US ships abort Myanmar mission

? U.S. Navy ships are leaving Myanmar after failing to get the junta’s permission to unload aid to “ease the suffering of hundreds of thousands” of cyclone survivors, the top U.S. military commander in the Pacific said Tuesday.

Word of the aborted mercy mission comes even as the United Nations warned that a month after the cyclone swept through Myanmar, more than 1 million people still don’t have adequate food, water or shelter and junta policies are hindering relief efforts.

Adm. Timothy Keating ordered the vessels to leave the Myanmar area Thursday, after the U.S. made at least 15 attempts to convince Myanmar’s leaders to allow ships, helicopters and landing craft to offload their aid.

Myanmar’s state media has said that it feared a U.S. invasion aimed at seizing the country’s oil deposits. But the junta has also forbidden use of military helicopters from friendly neighboring nations, which are vital in rushing supplies to isolated survivors.

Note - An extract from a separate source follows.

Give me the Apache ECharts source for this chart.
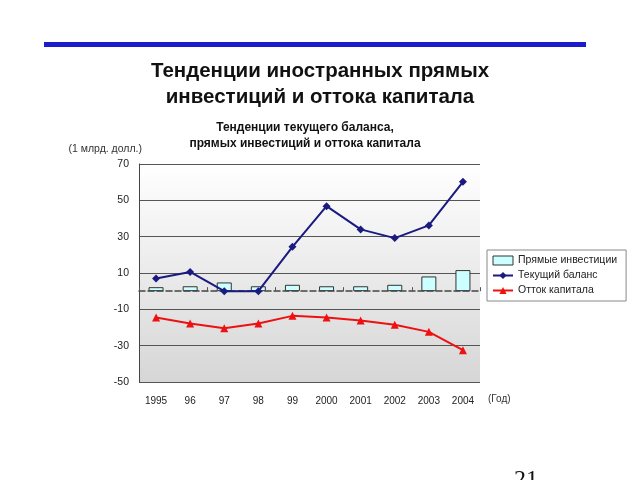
<!DOCTYPE html>
<html><head><meta charset="utf-8">
<script src="https://cdn.jsdelivr.net/npm/echarts@6/dist/echarts.min.js"></script>
<style>html,body{margin:0;padding:0;background:#fff}#c{width:640px;height:480px}</style>
</head><body><div id="c"></div>
<script>
const categories = ['1995','96','97','98','99','2000','2001','2002','2003','2004'];
const fdi = [2.2, 2.7, 4.8, 2.7, 3.5, 2.7, 2.7, 3.5, 8.1, 11.6];
const currentBalance = [7.0, 10.6, 0.0, 0.0, 24.4, 46.8, 34.0, 29.2, 36.2, 60.2];
const capitalOutflow = [-14.5, -17.8, -20.4, -17.8, -13.6, -14.5, -16.1, -18.5, -22.4, -32.5];
const seriesNames = ['Прямые инвестиции', 'Текущий баланс', 'Отток капитала'];

const chart = echarts.init(document.getElementById('c'), null, {renderer:'canvas'});
const font = 'Arial, "Liberation Sans", sans-serif';
chart.setOption({
  animation:false,
  backgroundColor:'#fff',
  textStyle:{fontFamily:font},
  title:[
    {text:'Тенденции иностранных прямых\nинвестиций и оттока капитала', left:'center', top:53,
     textStyle:{fontSize:20.5, fontWeight:'bold', color:'#111', lineHeight:26, fontFamily:font}},
    {text:'Тенденции текущего баланса,\nпрямых инвестиций и оттока капитала', left:300, textAlign:'center', top:115,
     textStyle:{fontSize:12, fontWeight:'bold', color:'#111', lineHeight:16, fontFamily:font}}
  ],
  graphic:[
    {type:'rect', shape:{x:44, y:42, width:542, height:5}, style:{fill:'#1c1ccc'}},
    {type:'text', x:142, y:149, style:{text:'(1 млрд. долл.)', fontSize:10.5, fill:'#333', fontFamily:font, align:'right', verticalAlign:'middle'}},
    {type:'text', x:488, y:399, style:{text:'(Год)', fontSize:10, fill:'#333', fontFamily:font, verticalAlign:'middle'}},
    {type:'text', x:514, y:468, style:{text:'21', fontSize:24, fill:'#111', fontFamily:'"Liberation Serif", serif'}}
  ],
  legend:{
    orient:'vertical', left:487, top:250,
    padding:[5,9,5,5], itemGap:4, itemWidth:20, itemHeight:9,
    borderColor:'#888', borderWidth:1,
    textStyle:{fontSize:10.5, color:'#222', fontFamily:font},
    data:[
      {name:seriesNames[0], icon:'rect', itemStyle:{color:'#ccffff', borderColor:'#333', borderWidth:1}},
      {name:seriesNames[1]},
      {name:seriesNames[2]}
    ]
  },
  grid:{left:139, right:160, top:164, bottom:98, show:true,
    borderWidth:0,
    backgroundColor:{type:'linear', x:0, y:0, x2:0, y2:1,
      colorStops:[{offset:0,color:'#ffffff'},{offset:1,color:'#d6d6d6'}]}},
  xAxis:[
    {type:'category', data:categories, position:'bottom',
     axisLine:{show:false}, axisTick:{show:false},
     axisLabel:{fontSize:10, color:'#222', margin:14}},
    {type:'category', data:categories, position:'bottom', gridIndex:0,
     axisLine:{onZero:true, onZeroAxisIndex:0, lineStyle:{color:'#444', width:1.5, type:'dashed'}},
     axisTick:{show:true, inside:true, length:4, lineStyle:{color:'#555'}},
     axisLabel:{show:false}}
  ],
  yAxis:{type:'value', min:-50, max:70, interval:20,
    axisLine:{show:true, lineStyle:{color:'#444'}}, axisTick:{show:false},
    axisLabel:{fontSize:10.5, color:'#222', margin:10},
    splitLine:{lineStyle:{color:'#555', width:1}}},
  series:[
    {name:seriesNames[0], type:'bar', data:fdi, barWidth:'44%', xAxisIndex:0,
     itemStyle:{color:'#ccffff', borderColor:'#333', borderWidth:1}},
    {name:seriesNames[1], type:'line', data:currentBalance, xAxisIndex:0,
     symbol:'diamond', symbolSize:8, lineStyle:{color:'#1a1a80', width:2},
     itemStyle:{color:'#1a1a80'}},
    {name:seriesNames[2], type:'line', data:capitalOutflow, xAxisIndex:0,
     symbol:'triangle', symbolSize:8, lineStyle:{color:'#ee1111', width:2},
     itemStyle:{color:'#ee1111'}}
  ]
});
</script></body></html>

Keating, in a news release from Honolulu, said the USS Essex and accompanying ships would return if Myanmar’s leaders change their minds.

“I am both saddened and frustrated to know that we have been in a position to help ease the suffering of hundreds of thousands of people and help mitigate further loss of life, but have been unable to do so because of the unrelenting position of the Burma military junta,” Keating said. Myanmar is also known as Burma.

U.S. Defense Secretary Robert Gates said Saturday that Myanmar’s obstruction of international efforts to help cyclone victims cost “tens of thousands of lives.”

Humanitarian groups say they continue to face hurdles from Myanmar’s military government in sending disaster experts and vital equipment into the country. As a result, only a trickle of aid is reaching the storm’s estimated 2.4 million survivors.